Nancy Davidson

Nancy Davidson

Fellow: Awarded 2014
Field of Study: Fine Arts

Competition: US & Canada

Suny Purchase

Nancy Davidson is an interdisciplinary artist, working primarily in sculpture and installation. Davidson grew up in Chicago and received a B.F.A. from the University of Illinois at Chicago. She received her M.F.A. from the School of the Art Institute of Chicago in 1975 where she began her professional career, exhibiting in solo and group shows in 1977 and 1978, including at the Museum of Contemporary Art, Chicago, Art Institute of Chicago, and Walker Art Center. In 1979 Davidson relocated to New York.

During the mid-to-late eighties, she began a series of sculptural investigations into the feminized body as theater. As the artist later recalled, “I was still interested in minimal forms, but I began to sense a need for more communication with the viewer.” After 1992 Davidson refocused her work with sculpture, installation, and photography, using inflated weather balloons to challenge the notions of contemporary monumental sculpture while simultaneously repurposing comedic tropes of bodily mass, fleshiness, and beauty. In 1999–2000 The Institute of Contemporary Art, Philadelphia, exhibited Davidson’s installations and sculptures in the exhibition Breathless. The artist’s first video, named Breathless, was made as part of the immersive media for this show.

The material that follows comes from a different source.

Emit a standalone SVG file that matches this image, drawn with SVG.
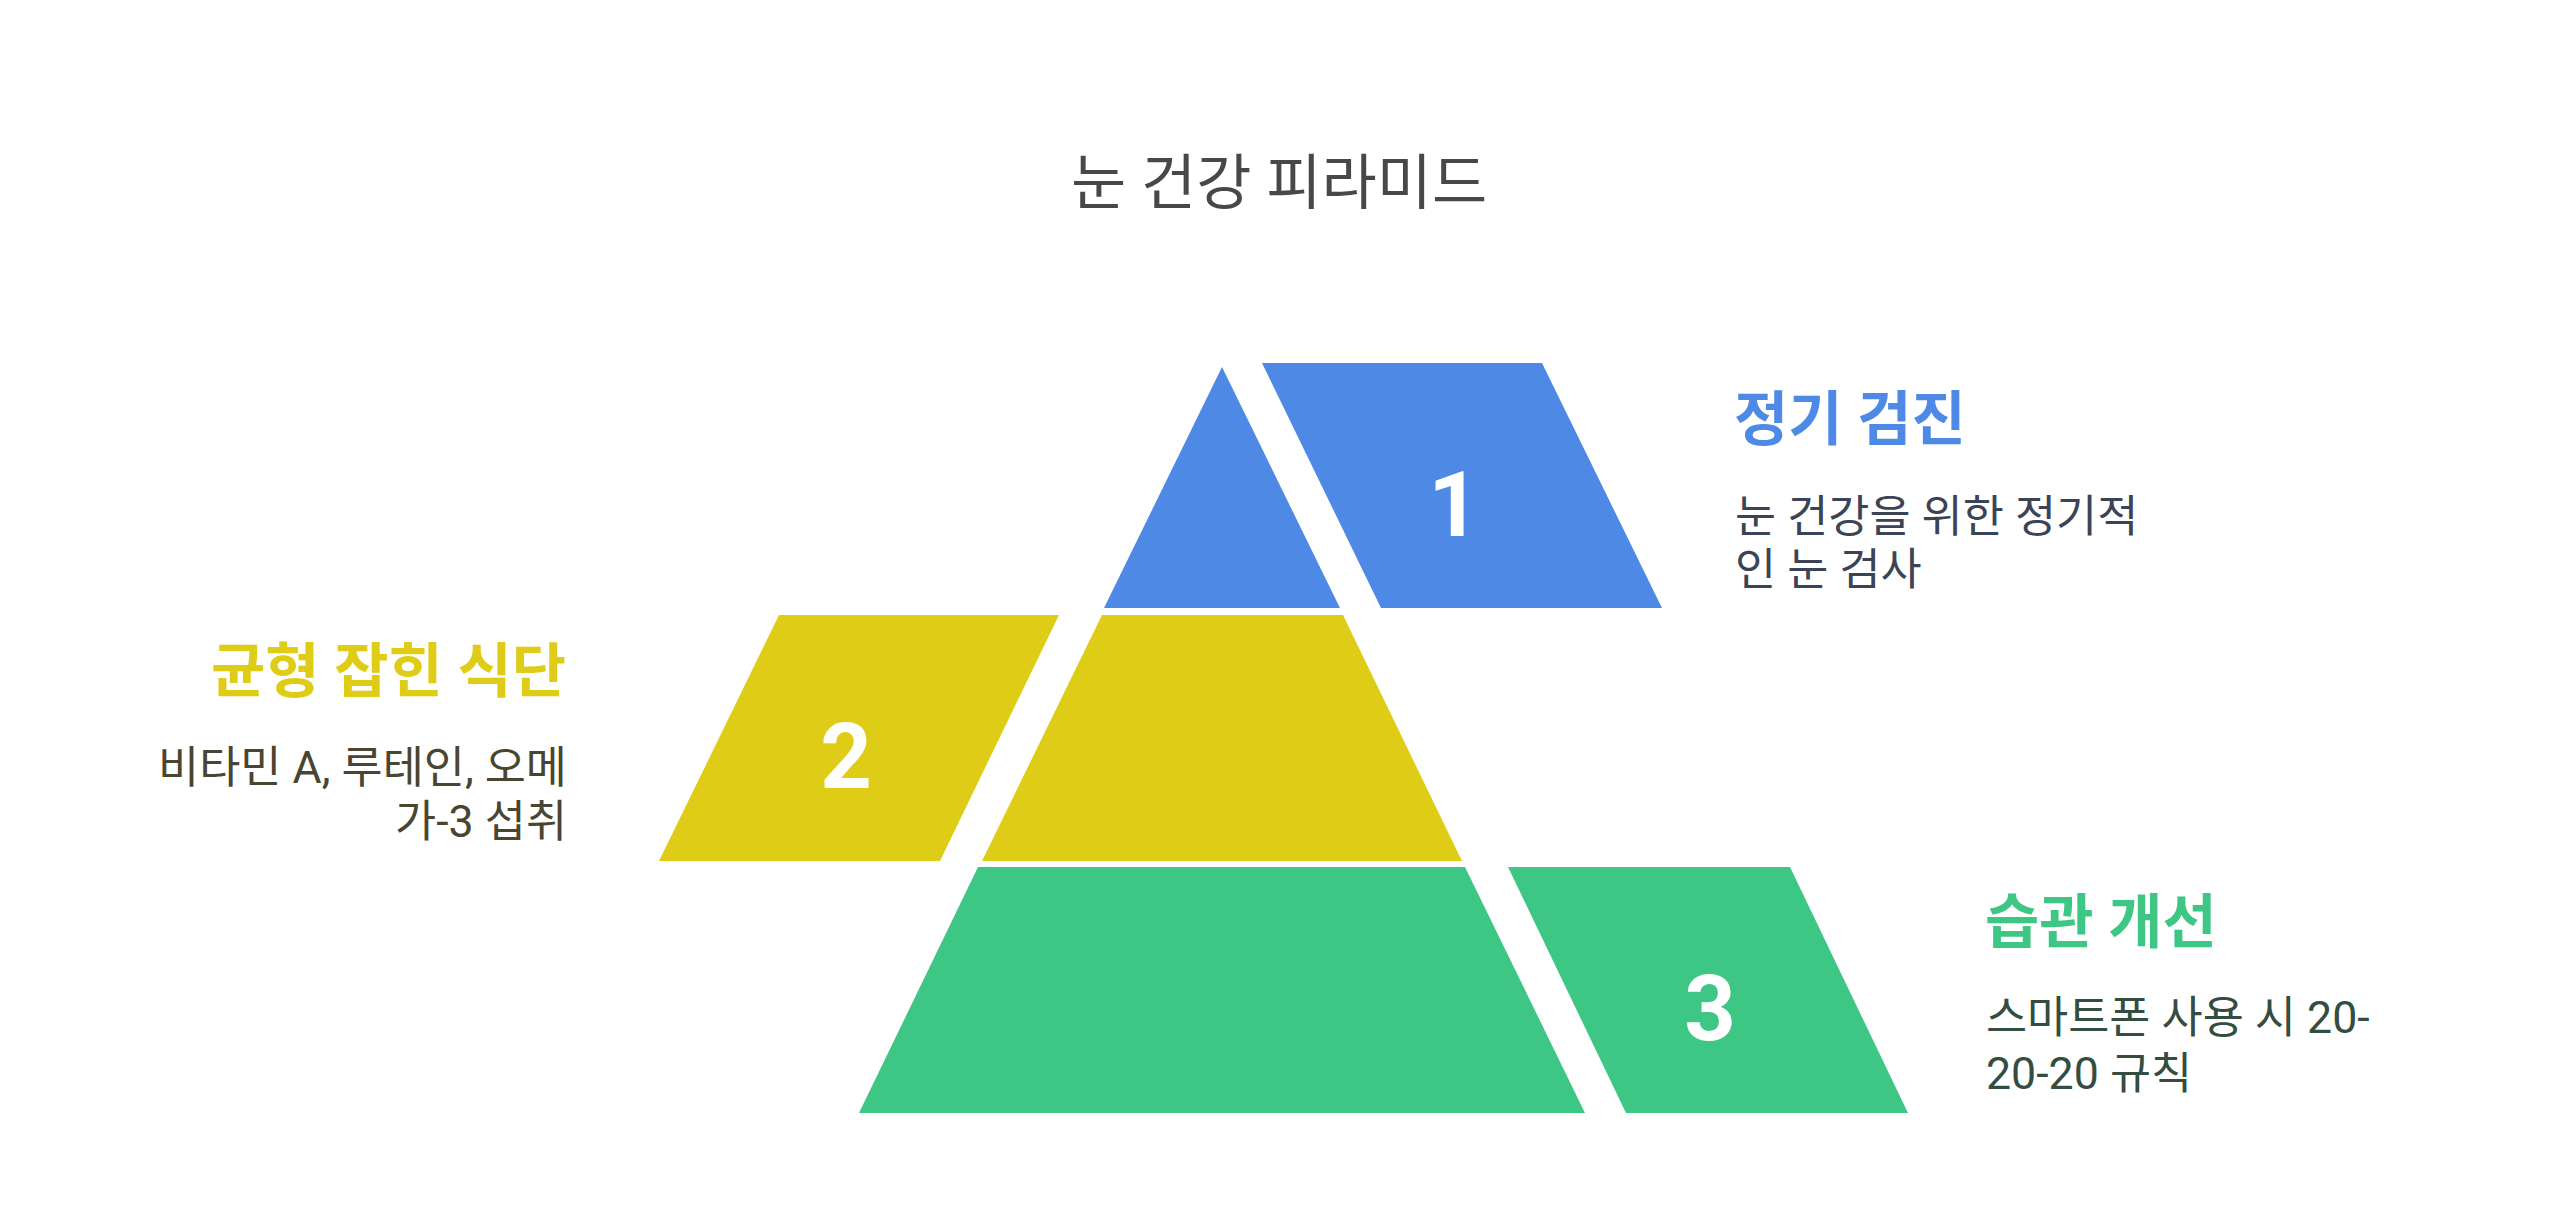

Davidson continued to exhibit widely including the Contemporary Arts Center in Cincinnati in 2001 and the Robert Miller Gallery in New York in 2001. Her opening night fell on 9/11. Several years later this event triggered a new body of work.

 

Davidson witnessed the destruction of her neighborhood, watching the World Trade Center towers falling from her studio window. Intuitively she began thinking about her past and personal mythology. As a child in the 1950s, Davidson was inspired by the cowgirl character and her can-do spirit.  What began as a childhood attraction to this archetypal American figure became an irreverent reinvention, celebrating and critiquing popular culture, comic humor, and our society’s fascination with the overblown and oversized. Over the next seven years Davidson produced a body of work including sculpture installations, photos, videos, and collages that focused on Western themes embedded in popular culture.

Creative Capital funded Davidson’s Cowgirl research and project. The result, Dustup, was exhibited at the Betty Cuningham Gallery, New York, in the fall of 2012 and an expanded version was exhibited at the Boca Museum of Art in Boca Raton, Florida, in 2013. Davidson is currently working on a book project entitled Cowgirl: Nancy Davidson to be distributed by DAP Publishers.

In addition to the Guggenheim Fellowship, Davidson’s honors include grants from the NEA (1979); Yaddo Residency (1980, 2003); Massachusetts Council of Arts, Individual Artists Fellowship (1981); Anonymous Was a Woman Award (1997); Pollock-Krasner Foundation (2001); and Creative Capital (2005). Davidson’s work has been reviewed in the New York Times, Art in America, Artforum, Village Voice, Brooklyn Rail, Der Spiegel, and Art/Text.

Nancy Davidson has taught at a  number of institutions, including University of Illinois,Champaign Urbana (1977–1979),  Williams College (1980–1984), and Purchase College, SUNY (1984–2008).